Choosing to go all in with the critter and relaxation plan, the yogini recently sold her business, Live Pure Yoga, in Springfield so she could go full time with Goats and Yoga. These days, Stephanie says “namaste” to yoga attendees on their farm on Friday, Saturday and Sunday for evening goat and yoga classes.
“We’ve had people come from as far away as Tulsa to take a class,” she says. “We’ve even had one family from Kansas specifically plan their vacation so they attend a session here at the farm.”
More than half of the attendees are regulars with the rest generally attending to be able to say that they have indeed experienced the fun of an hour of goats tap-dancing on them during class. Stephanie points out one of the little Nigerian goats standing on the shoulders of an attendee. The goat holds his stand while nibbling on a pony tail. The college girl laughs and both of them are unharmed by the fun moment.
While yoga may seem like an “out there” exercise class for some, Goats and Yoga falls into a relaxing way to quietly release the daily stresses of the world and concentrate on some quality “me” time, something people feel guilty about doing these days.
“There’s so many advantages to spending time with animals,” says Stephanie. “You can lower blood pressure, reduce anxiety and stress, as long as you aren’t afraid of the animals.

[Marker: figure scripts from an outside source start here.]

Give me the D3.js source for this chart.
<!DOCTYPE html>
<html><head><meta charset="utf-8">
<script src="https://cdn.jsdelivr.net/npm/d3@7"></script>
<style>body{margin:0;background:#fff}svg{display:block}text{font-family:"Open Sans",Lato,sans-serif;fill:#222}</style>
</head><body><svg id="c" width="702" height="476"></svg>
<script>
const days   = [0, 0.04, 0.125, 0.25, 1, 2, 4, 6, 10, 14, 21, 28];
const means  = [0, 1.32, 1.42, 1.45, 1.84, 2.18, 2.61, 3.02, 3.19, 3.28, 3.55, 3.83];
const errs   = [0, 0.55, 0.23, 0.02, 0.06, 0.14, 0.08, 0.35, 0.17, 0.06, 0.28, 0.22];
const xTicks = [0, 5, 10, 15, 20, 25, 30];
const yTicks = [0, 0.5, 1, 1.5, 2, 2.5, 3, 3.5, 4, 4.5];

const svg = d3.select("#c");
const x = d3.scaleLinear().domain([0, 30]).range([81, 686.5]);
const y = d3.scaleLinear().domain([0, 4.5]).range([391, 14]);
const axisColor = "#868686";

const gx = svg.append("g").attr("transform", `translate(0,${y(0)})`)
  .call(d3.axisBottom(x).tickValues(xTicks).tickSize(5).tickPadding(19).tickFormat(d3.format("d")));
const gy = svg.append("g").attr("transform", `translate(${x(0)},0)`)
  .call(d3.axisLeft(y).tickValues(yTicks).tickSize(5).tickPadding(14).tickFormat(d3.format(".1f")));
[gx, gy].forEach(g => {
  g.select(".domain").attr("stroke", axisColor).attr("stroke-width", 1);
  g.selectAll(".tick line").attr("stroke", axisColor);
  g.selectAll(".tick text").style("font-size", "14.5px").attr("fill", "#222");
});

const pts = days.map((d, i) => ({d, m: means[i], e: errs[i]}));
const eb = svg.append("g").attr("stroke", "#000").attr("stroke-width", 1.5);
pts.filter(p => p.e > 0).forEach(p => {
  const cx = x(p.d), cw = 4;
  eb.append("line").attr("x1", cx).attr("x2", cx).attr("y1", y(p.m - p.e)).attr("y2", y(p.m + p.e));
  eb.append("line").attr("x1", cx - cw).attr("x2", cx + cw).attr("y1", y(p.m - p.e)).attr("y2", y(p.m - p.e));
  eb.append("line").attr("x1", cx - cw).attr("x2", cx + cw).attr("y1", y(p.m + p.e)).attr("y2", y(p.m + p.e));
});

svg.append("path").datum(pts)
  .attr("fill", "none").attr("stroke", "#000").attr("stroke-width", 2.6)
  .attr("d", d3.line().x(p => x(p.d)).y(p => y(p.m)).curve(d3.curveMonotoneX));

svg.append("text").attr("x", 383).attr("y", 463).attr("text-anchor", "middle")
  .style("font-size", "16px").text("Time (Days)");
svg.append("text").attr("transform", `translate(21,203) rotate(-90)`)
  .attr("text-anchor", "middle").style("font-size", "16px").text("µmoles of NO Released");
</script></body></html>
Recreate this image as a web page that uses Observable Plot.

“Part of people reducing their stress around our goats and bunnies is that they’re helping us socialize the animals and in turn, people calm down and forget whatever’s got them wound so tight — which is exactly what we hope for.”
While you’re on a yoga mat for the class, you are on the goats’ property — and they might poo right then and there, so don’t be upset. They are, after all, sharing their barnyard home with you.
Sometimes Stephanie ends the class with a softer meditation partner. “Bunny meditation is quickly becoming as popular as goats and yoga,” says Stephanie. “It’s a win-win for everyone.”
Springfield resident Alyssa Kirby loves time with the animals.
“I’ve done bunny meditation as well as goat yoga here and it’s easily the most fun I’ve had while living in Missouri — I can’t wait to go again and bring my friends so they can experience this, too.”
Stephanie says another segment of her yoga business is quickly climbing in popularity — goat grams.
“People will call and ask ‘Can you bring your goats here?’ and now we can,” Stephanie says, noting they have the proper state license to do so. “Nursing homes, birthday parties, bachelorette parties, you name it, we’ve taken a goat gram there. Corporations are starting to catch on and have us deliver them as part of their retreats now, too.”
According to the yoga instructor, a goat gram experience includes a card, flowers and a basket with two baby goats to play with. The 30-minute session runs $75 for the trendy telegram.
“It’s pretty easy to de-stress when a bunny is in your hands staring up at you,” says Stephanie. “I enjoy watching everyone become almost childlike in their excitement over the animals, that’s rewarding for us all.”